Denso Corp., based in Japan and one of the world’s largest Tier Ones, announced Friday a tenfold increase in its share of Renesas Electronics from 0.5% to 5%.
With this commitment, Denso bestows a tacit endorsement of the topline recovery accomplished by a once-beleaguered Japanese automotive chip company. Denso’s move also reflects the current thinking among carmakers and Tier Ones who are scrambling to compete in a nascent but ever-accelerating automated vehicle race.
Denso explained during the announcement that in developing “competitive vehicle control systems in new fields such as automated driving,” the company considers it “essential to further enhance collaboration with semiconductor manufacturers that have profound experience and expertise.”
What it means to Renesas
Denso is acquiring the stake from Innovation Network Corp of Japan (INCJ), a state-backed fund, said INCJ in a statement.

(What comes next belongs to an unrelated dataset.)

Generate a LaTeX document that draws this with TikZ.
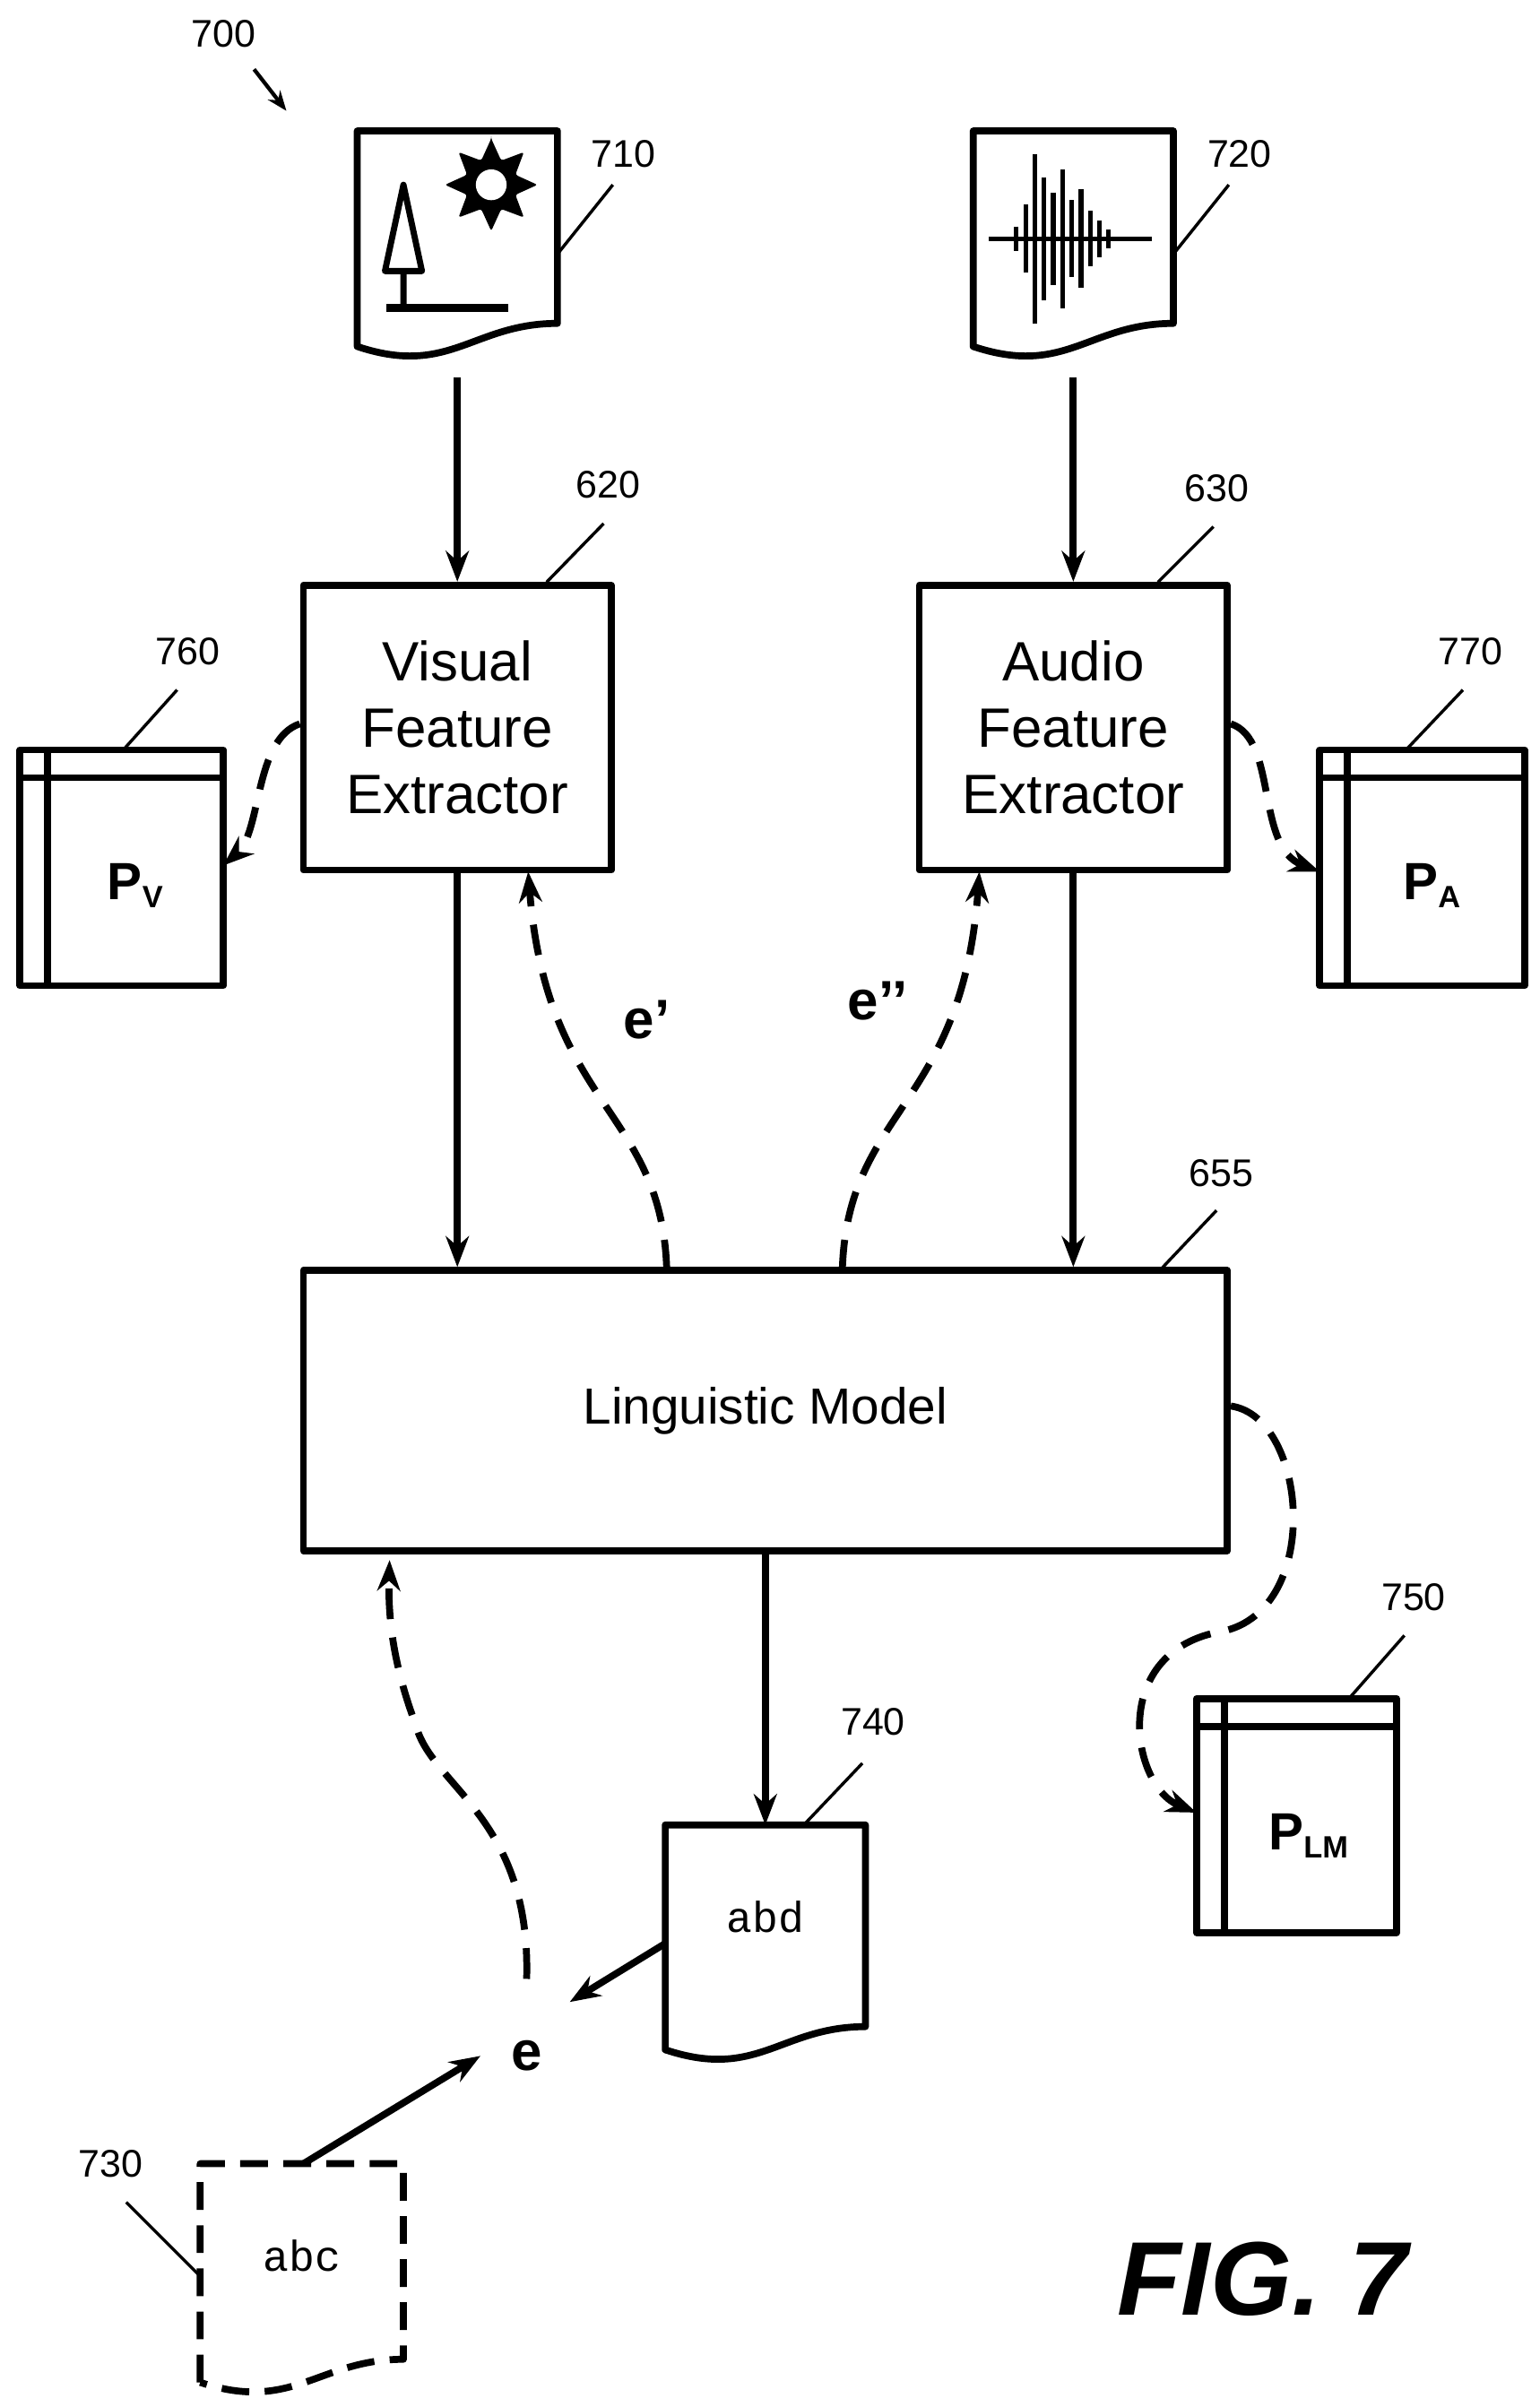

The deal’s terms were not disclosed, but the transaction is worth about 85 billion yen ($796.9 million), based on Renesas’ share price, reported Reuters.
In efforts to save the company, Japan effectively turned Renesas into a state-owned chip manufacturer in the fall of 2013. INCJ — with 90% of its funding from the Japanese government — took over 69.16% of Renesas at that time.
Since then, INCJ has gradually reduced its stake in Renesas. With Denso coming in, INCJ’s share drops to 45.6%.
Renesas is no stranger to Denso, and Denso’s increased interest is expected to further cement their ties.
Last fall, Renesas announced that its R-Car SoC has been selected for Denso’s engine control unit (ECU), which will be used for Toyota’s upcoming autonomous-driving vehicles.
At the time of the announcement, Renesas said that Toyota had selected Renesas “as the key semiconductor supplier for its “Highway Teammate,” an autonomous-driving prototype car designed to merge, pass, change lanes, and perform other actions during highway driving under supervision.” Production vehicles are planned for sale by 2020, said the companies.
Denso, a Toyota affiliate, maintains a large global presence, with annual revenue of $40.4 billion and 9% of its revenue spent for its own R&D.
Despite being a part of the Toyota Group, sales to Toyota Group account for less than 50% of Denso’s revenue in 2016. In other words, instead of putting all its eggs in one basket (such as Renesas), Denso has focused on developing diversified autonomous vehicle solutions for various car OEMs (other than Toyota).
Denso, for example, is a key investor in an AI processor startup called ThinCI (pronounced “Think-Eye”). Last summer, Denso established a new subsidiary to design and develop semiconductor IP cores for components necessary in automated driving. The new chip architecture is being jointly developed with ThinCI, announced Denso at that time. Denso calls it a Data Flow Processor (DFP), describing it as “very different from a CPU or GPU.”
Yukihiro Kato, senior executive director at Denso, who delivered a keynote speech at the ISSCC last month in San Francisco, lingered over his description of the Denso-proposed DFP, calling it ideal for “high-speed processing with the pace of natural human reflexes.”
Asserting that the automotive industry has entered “a century transformation” period, Kato said that Denso is taking innovation seriously and has its fingers in every core technology development that matters to future mobility.